By Manuel Gutierrez, Consulting Economist to NKBA
Total employment for the month of December grew by just 199,000, which represented the lowest number of jobs created in in over a year (Figure 1). The aggregate of available jobs now stands at 10.6 million, as employers’ efforts to attract new workers have been largely unsuccessful despite promises of higher wages and other incentives. December’s numbers were far lower than the 568,000monthly average job growth between January and November of last year.
Job creation for private businesses numbered 211,000 for the month, illustrated by the dark blue line in Figure 1, but there was a drop of 12,000 in government employment during the same period, the fifth consecutive monthly drop for that sector.
Overall employment rose by 6.4 million jobs last year. Although this is the highest number of jobs created in any year since 1950, it is still short of pre-pandemic employment levels by 3.6 million. It also hides the fact that 30 percent more workers quit their jobs in December 2021 than in December of 2019, with 57 percent more jobs available over that period.
It’s no secret that employees have been leaving the workforce in record numbers.

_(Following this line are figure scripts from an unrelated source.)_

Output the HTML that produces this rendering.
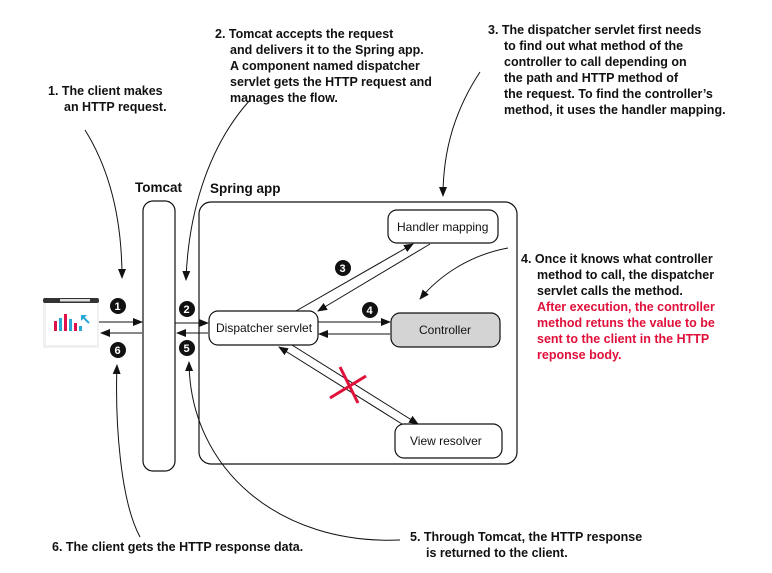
<!DOCTYPE html>
<html><head><meta charset="utf-8"><style>
html,body{margin:0;padding:0;background:#fff;}
svg{display:block;}
.t{font-family:"Liberation Sans",sans-serif;font-weight:bold;font-size:12.5px;fill:#111;}
.r{fill:#e0103a;}
.b{font-family:"Liberation Sans",sans-serif;font-size:12px;fill:#111;}
.n{font-family:"Liberation Sans",sans-serif;font-weight:bold;font-size:11px;fill:#fff;}
</style></head><body>
<svg width="772" height="573" viewBox="0 0 772 573" xmlns="http://www.w3.org/2000/svg">
<defs>
<marker id="a" markerWidth="10" markerHeight="8" refX="9" refY="4" orient="auto" markerUnits="userSpaceOnUse">
<path d="M0,0 L10,4 L0,8 Z" fill="#111"/></marker>
</defs>
<g class="t">
<text x="48" y="95">1. The client makes</text>
<text x="64" y="111">an HTTP request.</text>
<text x="215" y="38">2. Tomcat accepts the request</text>
<text x="230" y="54">and delivers it to the Spring app.</text>
<text x="230" y="70">A component named dispatcher</text>
<text x="230" y="86">servlet gets the HTTP request and</text>
<text x="230" y="102">manages the flow.</text>
<text x="488" y="34">3. The dispatcher servlet first needs</text>
<text x="504" y="50">to find out what method of the</text>
<text x="504" y="66">controller to call depending on</text>
<text x="504" y="82">the path and HTTP method of</text>
<text x="504" y="98">the request. To find the controller’s</text>
<text x="504" y="114">method, it uses the handler mapping.</text>
<text x="521" y="263">4. Once it knows what controller</text>
<text x="537" y="279">method to call, the dispatcher</text>
<text x="537" y="295">servlet calls the method.</text>
<text x="537" y="311" class="t r">After execution, the controller</text>
<text x="537" y="327" class="t r">method retuns the value to be</text>
<text x="537" y="343" class="t r">sent to the client in the HTTP</text>
<text x="537" y="359" class="t r">reponse body.</text>
<text x="410" y="541">5. Through Tomcat, the HTTP response</text>
<text x="426" y="557">is returned to the client.</text>
<text x="52" y="551">6. The client gets the HTTP response data.</text>
<text x="135" y="192" style="font-size:13.5px">Tomcat</text>
<text x="210" y="193" style="font-size:13.5px">Spring app</text>
</g>
<g fill="none" stroke="#111" stroke-width="1.2">
<rect x="143" y="201" width="32" height="270" rx="10"/>
<rect x="199" y="202" width="318" height="262" rx="12"/>
<rect x="209" y="311" width="109" height="34" rx="9" fill="#fff"/>
<rect x="388" y="210" width="110" height="33" rx="9" fill="#fff"/>
<rect x="391" y="313" width="109" height="34" rx="9" fill="#d4d4d4"/>
<rect x="395" y="424" width="107" height="34" rx="9" fill="#fff"/>
</g>
<g class="b">
<text x="216" y="332">Dispatcher servlet</text>
<text x="397" y="231">Handler mapping</text>
<text x="419" y="334">Controller</text>
<text x="410" y="445">View resolver</text>
</g>
<g fill="none" stroke="#111" stroke-width="1">
<line x1="98" y1="322" x2="142" y2="322" marker-end="url(#a)"/>
<line x1="142" y1="333" x2="101" y2="333" marker-end="url(#a)"/>
<line x1="175" y1="323" x2="208" y2="323" marker-end="url(#a)"/>
<line x1="208" y1="333" x2="177" y2="333" marker-end="url(#a)"/>
<line x1="296" y1="311" x2="413" y2="244" marker-end="url(#a)"/>
<line x1="430" y1="244" x2="318" y2="311" marker-end="url(#a)"/>
<line x1="318" y1="322" x2="390" y2="322" marker-end="url(#a)"/>
<line x1="390" y1="334" x2="319" y2="334" marker-end="url(#a)"/>
<line x1="292" y1="345" x2="418" y2="424" marker-end="url(#a)"/>
<line x1="402" y1="424" x2="279" y2="347" marker-end="url(#a)"/>
<path d="M85,130 C110,170 122,220 122,278" marker-end="url(#a)"/>
<path d="M250,100 C205,150 188,220 186,280" marker-end="url(#a)"/>
<path d="M480,72 C455,110 443,150 443,196" marker-end="url(#a)"/>
<path d="M508,248 C470,255 440,275 420,299" marker-end="url(#a)"/>
<path d="M400,540 C280,545 190,470 189,362" marker-end="url(#a)"/>
<path d="M140,537 C120,500 115,420 117,365" marker-end="url(#a)"/>
</g>
<g stroke="#e0103a" stroke-width="3">
<line x1="330" y1="398" x2="366" y2="376"/>
<line x1="340" y1="367" x2="358" y2="403"/>
</g>
<g>
<circle cx="118" cy="306" r="8" fill="#111"/><text x="114.5" y="310" class="n">1</text>
<circle cx="118" cy="350" r="8" fill="#111"/><text x="114.5" y="354" class="n">6</text>
<circle cx="187" cy="309" r="8" fill="#111"/><text x="183.5" y="313" class="n">2</text>
<circle cx="187" cy="348" r="8" fill="#111"/><text x="183.5" y="352" class="n">5</text>
<circle cx="343" cy="268" r="8" fill="#111"/><text x="339.5" y="272" class="n">3</text>
<circle cx="370" cy="310" r="8" fill="#111"/><text x="366.5" y="314" class="n">4</text>
</g>
<g>
<rect x="43" y="302" width="56" height="46" fill="#f0f0f0"/>
<rect x="46" y="303" width="51" height="42" fill="#fff"/>
<rect x="43" y="298" width="56" height="5" rx="2" fill="#333"/>
<rect x="60" y="299" width="30" height="2.5" fill="#ddd"/>
<rect x="54" y="321" width="3" height="10" fill="#e0104a"/>
<rect x="59" y="318" width="3" height="13" fill="#2aa8d8"/>
<rect x="64" y="314" width="3" height="17" fill="#e0104a"/>
<rect x="69" y="319" width="3" height="12" fill="#2aa8d8"/>
<rect x="74" y="323" width="3" height="8" fill="#e0104a"/>
<rect x="79" y="326" width="3" height="5" fill="#2aa8d8"/>
<line x1="89" y1="323" x2="83" y2="317" stroke="#2aa8d8" stroke-width="2"/>
<path d="M81,315 L87,315 L81,321 Z" fill="#2aa8d8"/>
</g>
</svg>
</body></html>
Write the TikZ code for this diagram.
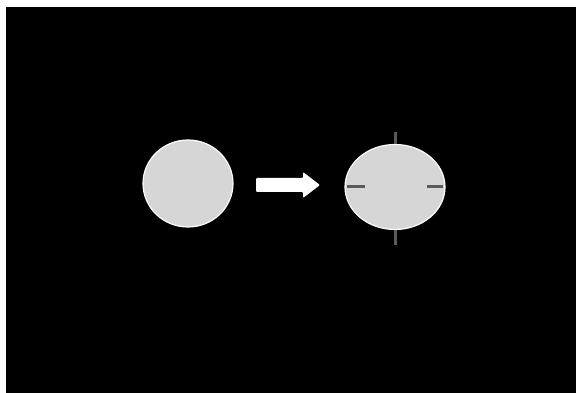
\documentclass[tikz,border=0pt]{standalone}
\usetikzlibrary{shapes.geometric}
\definecolor{disc}{HTML}{D6D6D6}
\definecolor{tick}{HTML}{5A5A5A}
\begin{document}
\begin{tikzpicture}[x=1pt,y=-1pt,
  blob/.style={ellipse,fill=disc,draw=white!92!disc,line width=1.2pt,inner sep=0pt},
  tickmark/.style={draw=tick,line width=3pt}]
\useasboundingbox (0,0) rectangle (576,393);
\fill[white] (0,0) rectangle (576,393);
\fill[black] (6,7) rectangle (576,393);
\node[blob,minimum width=90pt,minimum height=87pt] (left) at (188,183.5) {};
\node[blob,minimum width=100pt,minimum height=85pt] (right) at (395,187) {};
\coordinate (arrstart) at (256,185);
\coordinate (arrtip) at (320,185);
\fill[white,rounded corners=1pt] (arrstart) ++(0,-7) -- ++(47,0) -- ++(0,-6) -- (arrtip) -- ++(-17,13) -- ++(0,-6) -- ++(-47,0) -- cycle;
\draw[tickmark] (395,132) -- (right.north);
\draw[tickmark] (right.south) -- (395,245);
\draw[tickmark] (347,187) -- (365,187);
\draw[tickmark] (427,187) -- (443,187);
\end{tikzpicture}
\end{document}
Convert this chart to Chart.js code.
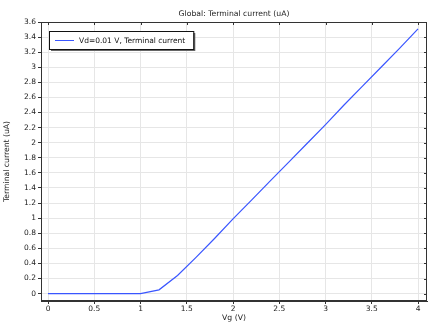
<!DOCTYPE html>
<html>
<head>
<meta charset="utf-8">
<script src="https://cdn.jsdelivr.net/npm/chart.js@4/dist/chart.umd.min.js"></script>
<style>
  html, body { margin: 0; padding: 0; background: #fff; }
  #wrap { width: 438px; height: 335px; }
</style>
</head>
<body>
<div id="wrap"><canvas id="chart" width="438" height="335"></canvas></div>
<script>
// Data
const vg = [0, 0.2, 0.4, 0.6, 0.8, 1.0, 1.2, 1.4, 1.6, 1.8, 2.0, 2.2, 2.4, 2.6, 2.8, 3.0, 3.2, 3.4, 3.6, 3.8, 4.0];
const current = [0, 0, 0, 0, 0, 0, 0.05, 0.24, 0.48, 0.73, 0.99, 1.24, 1.49, 1.74, 1.99, 2.24, 2.5, 2.75, 3.0, 3.25, 3.51];
const xTicks = [0, 0.5, 1, 1.5, 2, 2.5, 3, 3.5, 4];
const yTicks = [0, 0.2, 0.4, 0.6, 0.8, 1, 1.2, 1.4, 1.6, 1.8, 2, 2.2, 2.4, 2.6, 2.8, 3, 3.2, 3.4, 3.6];
const seriesLabel = "Vd=0.01 V, Terminal current";
const titleText = "Global: Terminal current (uA)";

const FONT = "DejaVu Sans";
const lineColor = "#3a56ff";

// frame, inner ticks, title and legend box
const framePlugin = {
  id: "frame",
  afterDraw(chart) {
    const ctx = chart.ctx;
    const a = chart.chartArea;
    const xs = chart.scales.x, ys = chart.scales.y;
    ctx.save();
    ctx.strokeStyle = "#333";
    ctx.lineWidth = 1;
    ctx.strokeRect(a.left + 0.5, a.top + 0.5, a.right - a.left - 1, a.bottom - a.top - 1);
    ctx.beginPath();
    xTicks.forEach(v => {
      const px = Math.round(xs.getPixelForValue(v)) + 0.5;
      ctx.moveTo(px, a.top); ctx.lineTo(px, a.top + 3);
    });
    yTicks.forEach(v => {
      const py = Math.round(ys.getPixelForValue(v)) + 0.5;
      ctx.moveTo(a.right, py); ctx.lineTo(a.right - 3, py);
    });
    ctx.stroke();

    // title
    ctx.fillStyle = "#222";
    ctx.font = "7.7px " + FONT;
    ctx.textAlign = "center";
    ctx.textBaseline = "middle";
    ctx.fillText(titleText, (a.left + a.right) / 2, 14.5);

    // legend
    const ds = chart.data.datasets[0];
    ctx.font = "7.5px " + FONT;
    const tw = ctx.measureText(ds.label).width;
    const bx = a.left + 8, by = a.top + 9, bw = tw + 38, bh = 18;
    ctx.fillStyle = "#666";
    ctx.fillRect(bx + 2, by + 2, bw, bh);
    ctx.fillStyle = "#fff";
    ctx.fillRect(bx, by, bw, bh);
    ctx.strokeStyle = "#111";
    ctx.strokeRect(bx + 0.5, by + 0.5, bw, bh);
    ctx.strokeStyle = ds.borderColor;
    ctx.beginPath();
    ctx.moveTo(bx + 6, by + bh / 2 + 0.5);
    ctx.lineTo(bx + 25, by + bh / 2 + 0.5);
    ctx.stroke();
    ctx.fillStyle = "#111";
    ctx.textAlign = "left";
    ctx.fillText(ds.label, bx + 30, by + bh / 2 + 1);
    ctx.restore();
  }
};

new Chart(document.getElementById("chart"), {
  type: "line",
  data: {
    datasets: [{
      label: seriesLabel,
      data: vg.map((x, i) => ({ x: x, y: current[i] })),
      borderColor: lineColor,
      borderWidth: 1.2,
      pointRadius: 0,
      tension: 0,
      fill: false
    }]
  },
  options: {
    responsive: false,
    animation: false,
    layout: { padding: { top: 22, right: 11, left: 0, bottom: 0 } },
    plugins: {
      legend: { display: false },
      title: { display: false },
      tooltip: { enabled: false }
    },
    scales: {
      x: {
        type: "linear",
        min: -0.076,
        max: 4.097,
        afterBuildTicks: s => { s.ticks = xTicks.map(v => ({ value: v })); },
        afterFit: s => { s.height = 34; },
        ticks: {
          callback: v => String(v),
          font: { family: FONT, size: 7.5 },
          color: "#222",
          padding: 1,
          maxRotation: 0
        },
        grid: { color: "#e6e6e6", tickLength: 3, tickColor: "#333" },
        border: { color: "#333", width: 1 },
        title: {
          display: true,
          text: "Vg (V)",
          font: { family: FONT, size: 7.7 },
          color: "#222",
          padding: { top: 0, bottom: 12 }
        }
      },
      y: {
        type: "linear",
        min: -0.098,
        max: 3.6,
        afterBuildTicks: s => { s.ticks = yTicks.map(v => ({ value: v })); },
        afterFit: s => { s.width = 41; },
        ticks: {
          callback: v => String(Math.round(v * 10) / 10),
          font: { family: FONT, size: 7.5 },
          color: "#222",
          padding: 2
        },
        grid: { color: "#e6e6e6", tickLength: 3, tickColor: "#333" },
        border: { color: "#333", width: 1 },
        title: {
          display: true,
          text: "Terminal current (uA)",
          font: { family: FONT, size: 7.7 },
          color: "#222",
          padding: { top: 2, bottom: 4 }
        }
      }
    }
  },
  plugins: [framePlugin]
});
</script>
</body>
</html>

According to a special report on 60 Minutes, 20 million people have quit jobs in just the second half of 2021, some with no intention of seeking new employment. Retail and Hospitality are among the segments most affected by this trend, with many saying it’s just not worth it to stay at their jobs. Some are taking a break and plan to rejoin at a later point. Generous government stimulus and unemployment policies have allowed this to happen, but that’s not the whole story. Many have decided to explore new career paths with so many positions open. The days of employers telling workers they are lucky to have a job appear to be over – at least for now, as the social contract of work is being rewritten. Along with higher wages, many workers are demanding a flexible work schedule.
The pandemic has been largely responsible for this sea change in employment dynamics. Prior to the advent of COVID- 19, 1 in 67 people worked exclusively remotely. That figure is now 1 in 7. This trend has led to much more geographic flexibility, as many are leaving high-cost housing markets like Los Angeles and San Francisco in favor of smaller cities such as Austin, Texas and Greenville, South Carolina where housing is far more affordable.
One in 7 people now work remotely vs. just 1 in 67 prior to the pandemic.
Although hourly wages are 5.8 percent higher than they were a year ago, consumer prices have risen by 6.9 percent during the same period, so those workers actually have less buying power. A move to cities with more affordable housing can tackle that problem.
The leading sectors contributing to job growth were Hospitality and Professional Services, which jointly accounted for nearly half of all the jobs added last month (Figure 2.)
Despite the gains in each of these sectors, they still lag pre-pandemic levels. Current Hospitality employment is 7 percent below its February 2020 level. However, employment in Professional services is now virtually the same, off by just 0.2 percent.
Manufacturing added 26,000 positions in December, accounting for 13 percent of the total gain, while Construction was up by 22,000. These sectors are near their corresponding pre-pandemic employment levels, off by under 2 percent apiece. This is little consolation for the Construction industry, which still has 350,000 open jobs.
The Entertainment industry has the longest road to travel to reach pre-pandemic employment levels, with a gap of 11 percent. Within that industry, Museums are 14 percent below employment levels of February, 2020, followed closely by the 12 percent shortfall for Amusement parks.
As for unemployment, the rate fell further to 3.9 percent in December, nearly three percentage points lower than a year earlier when it stood at 6.7 percent. The unemployment rate has consistently declined since it peaked at 14.7 percent in April of 2020.